The fervor of Tony Awards season has waned, and new theater options on the Great White Way (and elsewhere around New York City) are a little sparse. Yet, even though there aren't as many opportunities to take in something brand new right now, there are plenty of reasons to return to an "old" favorite. May I suggest Hedwig and the Angry Inch? We are ravenous fans of the show, and we definitely think you should be too. Here are 5 reasons why you should, nay must, spend your summer nights at the Belasco Theater.
1. Rebecca Naomi Jones
The best thing about her portrayal of Yitzhak is that she is not Lena Hall, nor is she trying to be a carbon copy of Hall's legendary take on the character. Jones wet her feet in the role opposite John Cameron Mitchell (Talk about a trial by fire, no?), and her Yitzhak is beautifully nuanced and vastly interesting. Yet, his presence is much more noticeable than Hall's was in performance. Yes he cowers away from Hedwig to avoid her ire, but Jones' take on the character is not as browbeaten while still being undeniably broken. Both women characterized Yitzhak with a resilient spirit, giving the finale a wonderful pay off, but the differences between their takes on the part are both fascinating and satisfying.
2. Darren Criss
He may only be 28, but this guy has had a legendary career already. Albeit I stopped watching Glee (sorry Gleeks, but the show never got better than its mid-season finale in Season 1) about the time Blaine was introduced, I knew that Criss had massive star potential. Spring boarding off of Glee and onto Broadway as Daniel Radcliffe's replacement in the revival of How to Succeed in Business Without Really Trying, he sealed the deal. Now, he's rocking Broadway as Hedwig! His take on the character paints the rocker as a Broadway fangirl who knows her stage history, but he also works in that hardened exterior when spitting water onto the audience, licking people's face, and consistently upstaging Yitzhak.
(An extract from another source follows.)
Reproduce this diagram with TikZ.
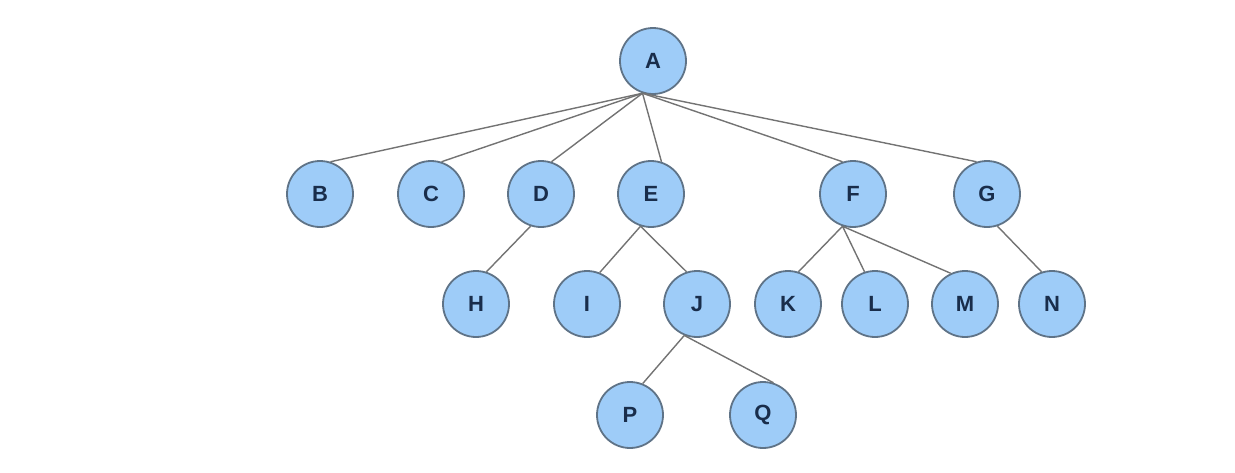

Whether a Hedwig is good or bad, we'll still be there. Why? Because collecting Hedwig Playbills with each new cast member is like collecting Pokemon. You gotta catch 'em all! With that said, we have no doubt in our minds that Taye Diggs will make an excellent Hedwig when he takes over the role July 22, 2015. I for one am really excited to hear his soulful instrument on theses iconic songs. I'm hoping that Diggs infuses the vocals with a more bluesy edge, giving us something distinctly different as he wails his way through the throaty rock score. Only time can tell, but I'm certain we will be anything but disappointed. It'll also be really neat to see how his onstage chemistry with Jones' Yitzhak evolves her characterization of Hedwig's lackey.
4. Tits of Clay
Justin Craig, Matt Duncan, Tim Mislock, and Peter Yanowitz fill every performance of Hedwig and the Angry Inch with electrifying energy. They take the stage with charisma as the crowd goes wild. And while some of those excited screams come from anticipating seeing whomever is in the titular role descend from the ceiling, a majority of those opening screams are for them. We all know there wouldn't be a show without the band Tits of Clay performing as The Angry Inch every night, and we're thankful that they kill it every performance. And since they never sleep, don't forget to check out their gigs away from the Belasco, too. Follow them on Facebook and Twitter for more information.
5.This show ALWAYS Feels New
Because Hedwig and the Angry Inch is scripted to be a rock concert, the show is never the same twice. A mic cord will be in a different place, a mic stand will break, a new improvisation will be used, the audience will react differently, a vocal cue will be missed, or any other number of random things may happen. Each and every one of these reasons will always keep the show feeling fresh and brand new. Certainly, we'll always get to follow the bouncing testicles and sing along to "Wig in a Box," but every night the cast and crew discover new layers to this show and they all grow from it. It'd be impossible to faithfully replicate one performance, so go see and enjoy a show that's celebrating its second Broadway summer but can truly never be the same show twice.